Officials in Jordan’s royal court were among some 200 people in the country whose phones were hacked with technology made by Israeli spyware companies, an Amman-based news site, reported Thursday.
Members of the Royal Hashemite Court, the Olympic committee, as well as a senator, a human rights activist, and a wife of slain Saudi Arabian journalist Jamal Khashoggi were targeted by two Israeli firms, according to Ammon News.
Several Jordanians told the news site that their iPhones were hacked, citing notices they received informing them of the hack. It was not clear who they were notified by.
“Informed” American sources told Ammon News that of some 8,000 phones around the world hacked by the Israeli companies, 200 were Jordanian.
The Israeli firms behind the alleged spyware were not named in the report, but previous reports in Western media have claimed that in the lead up to Khashoggi’s 2018 murder, phones belonging to his wife Hanan Elatr’s were hacked by the United Arab Emirates using the Pegasus spyware program developed by Israeli firm NSO Group.

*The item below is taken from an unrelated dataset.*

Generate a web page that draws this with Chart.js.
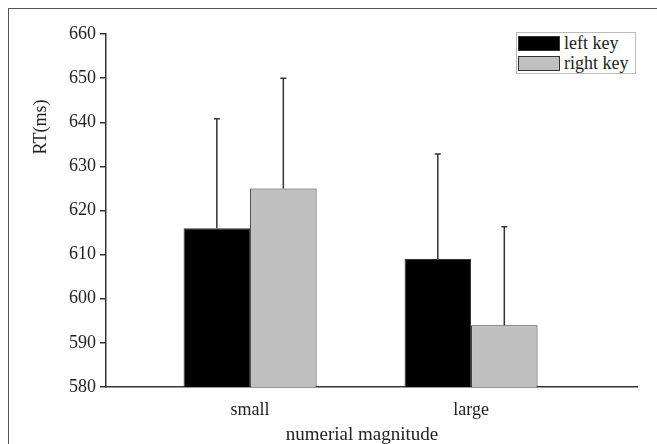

Khashoggi, a vocal critic of Riyadh, was also reportedly hacked with Pegasus spyware before being killed during a visit to the Saudi consulate in Istanbul.
The activist, Hala Ahed Deeb, who works with human rights and feminist groups in Jordan, had been hacked using NSO’s Pegasus spyware, according to separate findings published by The Guardian last month.
Senator Mustafa Hamarneh told the news site he also received a notice saying his phone had been hacked between February 2021 and November 2021. The notice claimed that contact numbers, photos, WhatsApp messages, and emails had been targeted.
The US source cited in the piece did not know if NSO’s Pegasus was used for the hack, the report said.

NSO says it sells its software, Pegasus, only to governments for the purpose of fighting crime and terrorism, and all sales require approval from the Defense Ministry. While it says it has safeguards in place to prevent abuse, NSO says it has no control over how a client uses the product and no access to the data they collect. It says it has terminated several contracts due to the inappropriate use of Pegasus.
The company has been involved in numerous scandals in recent years and has faced a torrent of international criticism over allegations it helps governments, including dictatorships and authoritarian regimes, spy on dissidents and rights activists.
It has recently drawn scrutiny in Israel following reports that police used the program to spy on over two dozen people, including politicians, senior bureacrats and members of former prime minister Benjamin Netanyahu’s family.
Reuters reported last week that an Israeli spy firm known as Quadream had exploited a flaw in Apple’s security to hack into iPhones. Five individuals with knowledge of the matter said Quadream gained the ability last year, around the same time as the NSO Group did, letting the two companies break into iPhones without the user needing to click any link to install the spyware.
Unlike NSO, Quadream has kept a lower profile despite serving some of the same government clients. A source familiar with the company told Reuters it has no website touting its business, and its employees have been told to keep any reference to their employer off social media.
Quadream did not respond to Reuters’ repeated request for comment.